ところが無線LANについては,ベンチャーが少なく大手が多い日本の企業は,米国などのベンチャー企業に比べて担当人員が少ないという皮肉な結果になっている。標準化の席上で,「あーだ,こーだ」と立派な理屈を並べて議論していても,しょせん装置が目の前に置かれデモンストレーションで動作が確認されれば,その装置を展示したメーカーの意見が通るものである。ベンチャー企業は提案する規格しか取りえがないが,大企業はほかにも逃げ道があるし企業内部でも対立意見を抱えていることが多く,動きが鈍いようである。
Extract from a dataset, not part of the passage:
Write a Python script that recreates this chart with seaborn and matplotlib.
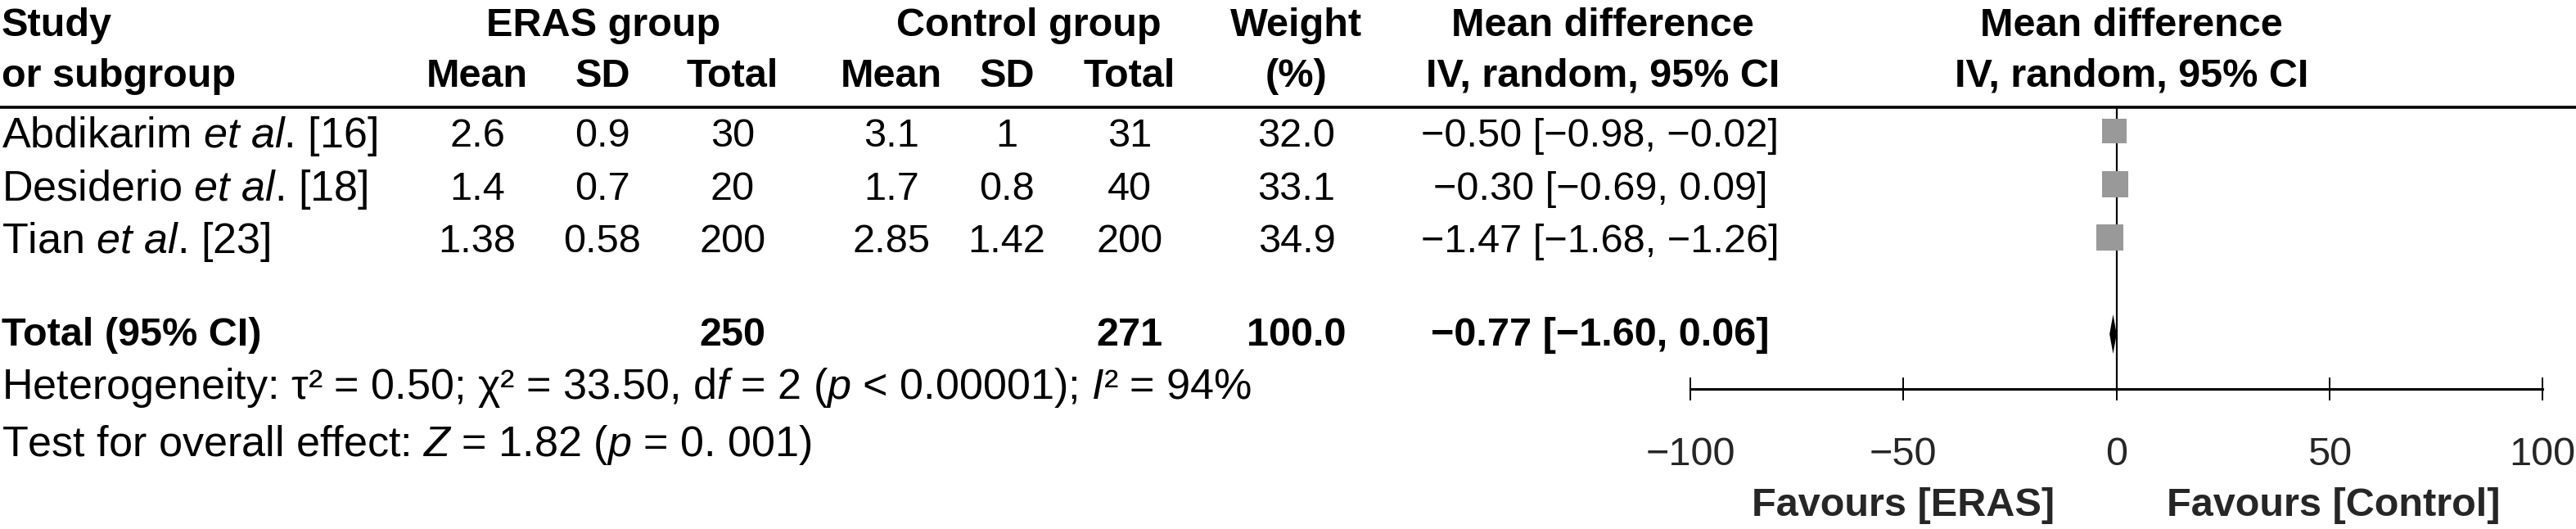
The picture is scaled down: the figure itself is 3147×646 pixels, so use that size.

 携帯電話は全国や全世界で展開するインフラ技術であり,需要を予想でき,販売戦略を立てやすい。これに対し,無線LANの市場は需要が予想しにくい。

 ワイヤレス通信は,公共的インフラ技術のはずだと学習した大企業の通信部門にとっては,あまり得意な分野とはいえないかもしれない。しかし前述のように,無線LANをコンシューマ向けの通信ととらえ家電であると割り切っていれば,大企業も異なる戦略を採ることができただろう。日本のワイヤレス業界が携帯電話に強く依存し,無線LANを苦手とするのは,このような技術の標準化プロセスの違いと,ワイヤレス通信のとらえ方の違いに起因するのかもしれない。